The slave trade in Brazil started earlier and ended later than in any other country in the New World. Consequently, it is the country that received the most slaves from Africa and has also "the greatest concentration of descendants of Africans outside Africa" (Sansone, 1999b:7). That explains the presence of several cultural features of African origin in Brazil.

One of those features is Candomblé, a religion of the African Diaspora that developed in northeastern Brazil in the late eighteenth and early nineteenth centuries. Just as Voodoo in Haiti or Santeria in Cuba, it was created by enslaved Africans and their descendants and its roots can be traced back to the ancient religions of West, Central and Southwest Africa (Harding, 2000). There are also some Amerindian and Catholic elements that reflect the influence of the society in which Candomblé emerged. In addition, it is a religion that requires initiation, and has some of the characteristics of traditional African religions, such as divination, the offering of sacrifice, trance and possession dance.

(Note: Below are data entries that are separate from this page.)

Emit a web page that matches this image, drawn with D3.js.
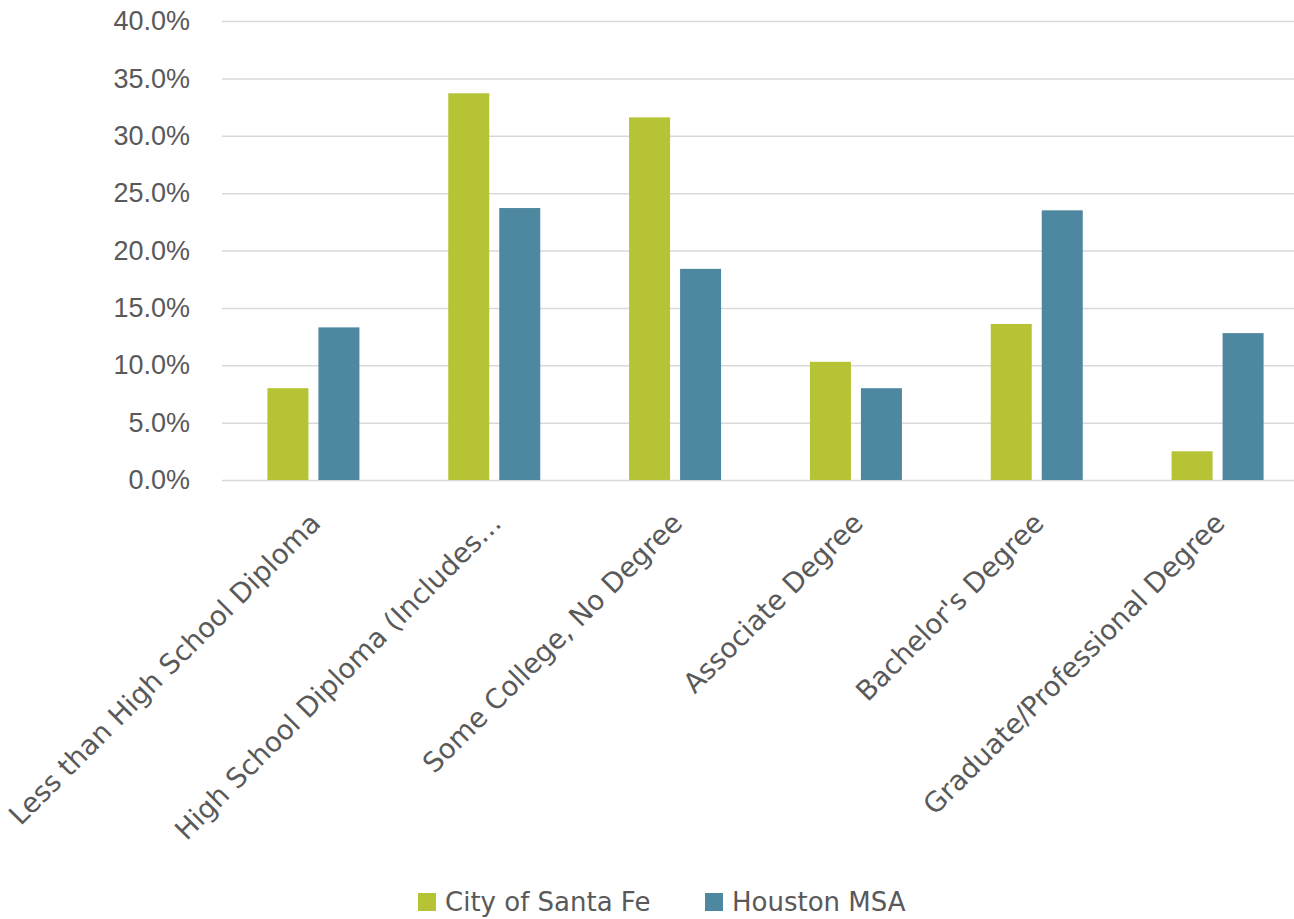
<!DOCTYPE html>
<html lang="en">
<head>
    <meta charset="UTF-8">
    <script src="https://d3js.org/d3.v7.min.js"></script>
    <style>
        body {
            margin: 0;
            padding: 0;
            background-color: #ffffff;
        }
        svg { display: block; }
        .tick-label {
            font-family: "Liberation Sans", Arial, sans-serif;
            font-size: 27px;
            fill: #595959;
        }
        .cat-label, .legend-label {
            font-family: "DejaVu Sans", sans-serif;
            font-size: 26px;
            fill: #595959;
        }
        .cat-label { font-size: 27.5px; }
    </style>
</head>
<body>
    <svg id="chart"></svg>

    <script>
        // Data
        const categories = [
            "Less than High School Diploma",
            "High School Diploma (Includes…",
            "Some College, No Degree",
            "Associate Degree",
            "Bachelor's Degree",
            "Graduate/Professional Degree"
        ];
        const seriesNames = ["City of Santa Fe", "Houston MSA"];
        const santaFe = [8.0, 33.7, 31.6, 10.3, 13.6, 2.5];
        const houston = [13.3, 23.7, 18.4, 8.0, 23.5, 12.8];
        const yTicks = [0, 5, 10, 15, 20, 25, 30, 35, 40];
        const colors = ["#b5c334", "#4d87a0"];

        const W = 1294, H = 919;
        const plot = { left: 222, right: 1308, top: 21, bottom: 480 };

        const svg = d3.select("#chart")
            .attr("width", W)
            .attr("height", H);

        const x = d3.scaleBand()
            .domain(categories)
            .range([plot.left + 1, plot.right]);

        const xInner = d3.scaleBand()
            .domain(seriesNames)
            .range([x.bandwidth() / 2 - 46, x.bandwidth() / 2 + 46])
            .paddingInner(0.196);

        const y = d3.scaleLinear()
            .domain([0, 40])
            .range([plot.bottom, plot.top]);

        // gridlines + tick labels
        const yAxis = d3.axisLeft(y)
            .tickValues(yTicks)
            .tickSize(-(plot.right - plot.left))
            .tickPadding(32)
            .tickFormat(d => d.toFixed(1) + "%");

        const gy = svg.append("g")
            .attr("transform", `translate(${plot.left},0)`)
            .call(yAxis);
        gy.select(".domain").remove();
        gy.selectAll(".tick line")
            .attr("stroke", "#d9d9d9")
            .attr("stroke-width", 1.5);
        gy.selectAll(".tick text")
            .attr("class", "tick-label")
            .attr("font-family", null)
            .attr("font-size", null)
            .attr("fill", null);

        // bars
        const rows = categories.map((c, i) => ({
            cat: c,
            vals: [santaFe[i], houston[i]]
        }));

        const groups = svg.append("g")
            .selectAll("g")
            .data(rows)
            .join("g")
            .attr("transform", d => `translate(${x(d.cat)},0)`);

        groups.selectAll("rect")
            .data(d => d.vals.map((v, j) => ({ name: seriesNames[j], v, j })))
            .join("rect")
            .attr("x", d => xInner(d.name))
            .attr("width", xInner.bandwidth())
            .attr("y", d => y(d.v))
            .attr("height", d => y(0) - y(d.v))
            .attr("fill", d => colors[d.j]);

        // category labels, rotated -45
        svg.append("g")
            .selectAll("text")
            .data(categories)
            .join("text")
            .attr("class", "cat-label")
            .attr("text-anchor", "end")
            .attr("transform", d => `translate(${x(d) + x.bandwidth() / 2 + 2},${518}) rotate(-45)`)
            .attr("dy", "0.35em")
            .text(d => d);

        // legend
        const legend = svg.append("g")
            .attr("transform", "translate(418,893)");
        const legendX = [0, 287];
        seriesNames.forEach((name, i) => {
            const g = legend.append("g").attr("transform", `translate(${legendX[i]},0)`);
            g.append("rect")
                .attr("width", 18)
                .attr("height", 18)
                .attr("fill", colors[i]);
            g.append("text")
                .attr("class", "legend-label")
                .attr("x", 27)
                .attr("y", 9)
                .attr("dy", "0.35em")
                .text(name);
        });
    </script>
</body>
</html>
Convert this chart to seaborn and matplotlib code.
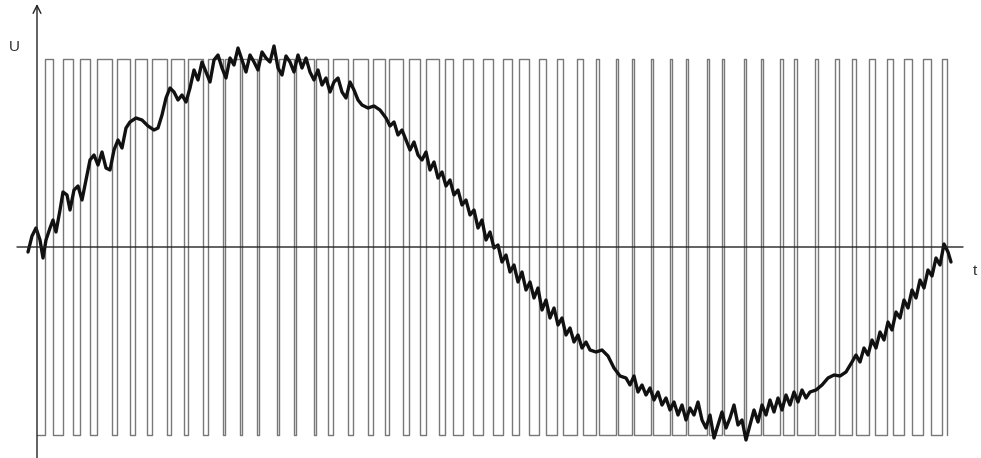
import numpy as np
import pandas as pd
import matplotlib
matplotlib.use("Agg")
import matplotlib.pyplot as plt
import seaborn as sns

# ---------------- data (arbitrary units: t from origin, U in same scale) ----------------
U_RAIL = 188  # amplitude of PWM rails

# low pulses during positive half wave (start, end)
low_pulse_start = [0, 16, 36, 53, 75, 93, 110, 130, 147, 166, 186, 203, 220, 240, 257, 277,
                   291, 311, 331, 348, 366, 383, 402, 416, 436]
low_pulse_end = [8, 26, 43, 60, 80, 98, 115, 134, 151, 171, 188, 205, 222, 242, 259, 279,
                 296, 316, 336, 352, 372, 389, 408, 426, 446]

# high pulses during negative half wave (start, end)
high_pulse_start = [446, 466, 482, 502, 520, 540, 559, 579, 595, 614, 633, 649, 670, 685, 707,
                    724, 743, 757, 778, 798, 815, 832, 850, 867, 886, 905]
high_pulse_end = [456, 475, 492, 509, 526, 546, 562, 581, 597, 616, 635, 651, 672, 687, 709,
                  726, 746, 760, 781, 802, 819, 838, 856, 875, 894, 910]

# filtered output voltage (with ripple)
curve_t = [-9, -5, -1, 3, 6, 9, 13, 16, 19, 23, 26, 30, 33, 37, 41, 45, 49, 53, 57, 61, 65, 69,
           73, 77, 81, 85, 89, 93, 99, 105, 111, 117, 121, 125, 129, 133, 137, 141, 145, 149,
           153, 157, 161, 165, 169, 173, 177, 181, 185, 189, 193, 197, 201, 205, 209, 213, 217,
           221, 225, 229, 233, 237, 241, 245, 249, 253, 257, 261, 265, 269, 273, 277, 281, 285,
           289, 293, 297, 301, 305, 309, 313, 317, 321, 325, 331, 337, 343, 349, 353, 357, 361,
           365, 369, 373, 377, 381, 385, 389, 393, 397, 401, 405, 409, 413, 417, 421, 425, 429,
           433, 437, 441, 445, 449, 453, 457, 461, 465, 469, 473, 477, 481, 485, 489, 493, 497,
           501, 505, 509, 513, 517, 521, 525, 529, 533, 537, 541, 545, 549, 553, 559, 565, 571,
           577, 583, 589, 593, 597, 601, 605, 609, 613, 617, 621, 625, 629, 633, 637, 641, 645,
           649, 653, 657, 661, 665, 669, 673, 677, 681, 685, 689, 693, 697, 701, 705, 709, 713,
           717, 721, 725, 729, 733, 737, 741, 745, 749, 753, 757, 761, 765, 769, 773, 779, 785,
           791, 797, 803, 809, 815, 819, 823, 827, 831, 835, 839, 843, 847, 851, 855, 859, 863,
           867, 871, 875, 879, 883, 887, 891, 895, 899, 903, 907, 911, 914]
curve_u = [-5, 11, 19, 7, -11, 7, 19, 27, 15, 37, 55, 52, 37, 57, 61, 47, 67, 87, 92, 82, 95, 79,
           77, 97, 107, 99, 119, 125, 129, 127, 121, 117, 119, 132, 149, 159, 155, 147, 152, 145,
           159, 177, 167, 185, 175, 165, 187, 192, 179, 169, 189, 182, 199, 187, 175, 192, 185,
           177, 195, 189, 185, 201, 179, 172, 191, 185, 175, 192, 179, 189, 175, 167, 177, 162,
           169, 155, 165, 169, 155, 149, 165, 157, 147, 142, 139, 141, 137, 129, 121, 125, 112,
           117, 107, 97, 105, 92, 87, 95, 77, 85, 69, 75, 61, 67, 52, 57, 42, 47,
           32, 37, 19, 27, 7, 15, -1, 2, -15, -8, -25, -18, -35, -25, -43, -35, -51,
           -41, -63, -53, -71, -61, -78, -71, -88, -81, -95, -88, -101, -95, -103, -105, -103, -109,
           -121, -129, -131, -138, -129, -145, -138, -148, -141, -153, -145, -158, -151, -163, -155, -168, -158,
           -173, -161, -168, -155, -173, -181, -168, -191, -178, -165, -181, -171, -158, -178, -173, -193, -178,
           -163, -175, -158, -168, -153, -165, -151, -163, -148, -158, -145, -155, -143, -151, -145, -143, -138,
           -131, -128, -129, -125, -115, -108, -115, -101, -108, -93, -101, -85, -93, -75, -83, -65, -71,
           -53, -61, -43, -51, -33, -41, -23, -29, -11, -18, 3, -5, -15]

U_LABEL = "U"
T_LABEL = "t"

# ---------------- build PWM step signal from pulse tables ----------------
events = []
for a, b in zip(low_pulse_start, low_pulse_end):
    events += [(a, -1), (b, 1)]
for a, b in zip(high_pulse_start, high_pulse_end):
    events += [(a, 1), (b, -1)]
events.sort(key=lambda e: e[0])
pwm_t, pwm_u = [], []
for tt, lev in events:
    if pwm_t and pwm_t[-1] == tt:
        pwm_u[-1] = lev * U_RAIL
    else:
        pwm_t.append(tt)
        pwm_u.append(lev * U_RAIL)
pwm = pd.DataFrame({"t": pwm_t, "u": pwm_u})
curve = pd.DataFrame({"t": curve_t, "u": curve_u})

# ---------------- figure ----------------
sns.set_theme(style="white")
plt.rcParams["font.family"] = ["Liberation Sans", "DejaVu Sans"]

fig = plt.figure(figsize=(9.81, 4.58), dpi=100)
ax = fig.add_axes([0, 0, 1, 1])
ax.set_xlim(-37, 944)
ax.set_ylim(-211, 247)
ax.axis("off")

# PWM
sns.lineplot(data=pwm, x="t", y="u", ax=ax, drawstyle="steps-post", color="#787878",
             linewidth=1.0, estimator=None, sort=False, legend=False)
# axes
ax.annotate("", xy=(0, 243), xytext=(0, -211),
            arrowprops=dict(arrowstyle="->", lw=1.0, color="#222222", mutation_scale=14,
                            shrinkA=0, shrinkB=0))
ax.annotate("", xy=(926, 0), xytext=(-20, 0),
            arrowprops=dict(arrowstyle="-", lw=1.0, color="#222222",
                            shrinkA=0, shrinkB=0))
# filtered voltage
sns.lineplot(data=curve, x="t", y="u", ax=ax, color="#111111", linewidth=2.4,
             estimator=None, sort=False, legend=False)
ax.lines[-1].set_solid_joinstyle("round")
ax.lines[-1].set_solid_capstyle("round")

ax.text(-23, 200, U_LABEL, fontsize=11, color="#333333", ha="center", va="center")
ax.text(938, -24, T_LABEL, fontsize=11, color="#333333", ha="center", va="center")

fig.savefig("out.png", dpi=100, facecolor="white")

Linguistic Africanisms, a term, which refers to, words and expressions of African origin, are used in in-group communication within the sacred space of Candomblé. In these communicative situations ritual language and everyday speech should be interpreted more as vehicles of symbolic expression rather than strictly as linguistic competence (Castro, 2001). It follows from this that the two relevant issues that we will present here are Africanisms as identity markers and re-Africanization.

Re-Africanization means the way Africa, or rather, a projection of Africa, is re-invented for political reasons (Sansone, 1999b), and seen from a linguist's point of view, this creative process can be much more interesting than the capacity to retain African culture through the centuries. The aim of this report is to attempt a preliminary analysis of the data that was recorded in the city of Salvador during my fieldwork. While focusing on the communicative process in the micro-context this approach relates the linguistic structure to the pragmatic functions of the language used within the sociocultural context of Candomblé. It also illustrates the way in which a linguistic variety that is marked by Africanisms functions above all as a marker of identity. The adopted methodological, analytical and theoretical standpoints have been borrowed from linguistic anthropology (see, among others, Duranti, 1997, 2001; Saville-Troike, 1989).

In order to connect the Africanisms used in Candomblé followers' everyday speech with the linguistic attitudes and ideologies to be found in Brazilian society throughout history, an interdisciplinary approach is necessary. In similar cases, linguistic anthropologists often rely on theories and concepts from other disciplines (see Duranti, 2001).

II. LANGUAGE AND ALTERNATIVE IDENTITIES

A central hypothesis here is that the Candomblé community offers alternative identities to its members (cf. Álvarez, 2002a). These identities are significant (though not necessarily opposed to other social identities of their carriers) since they often affirm positive qualities of individuals and groups. Most members of Candomblé communities are descendants of enslaved Africans, a fact that is especially true for poor, black women (Siqueira, 1994): i.e. identities that are, to various degrees, stigmatized in Brazilian society. However, individuals find a way to self-actualization by becoming leaders of religious communities in which they acquire alternative identities in a hierarchical socio-religious organization. Their alternative identities are independent of those they may have in the surrounding society.

The positive symbolic values of the religious community affect the individual identities of its members: in interaction, they elaborate an alternative individual identity related to individual deities, and a collective identity related to the group or the Candomblé nation1 to which they belong.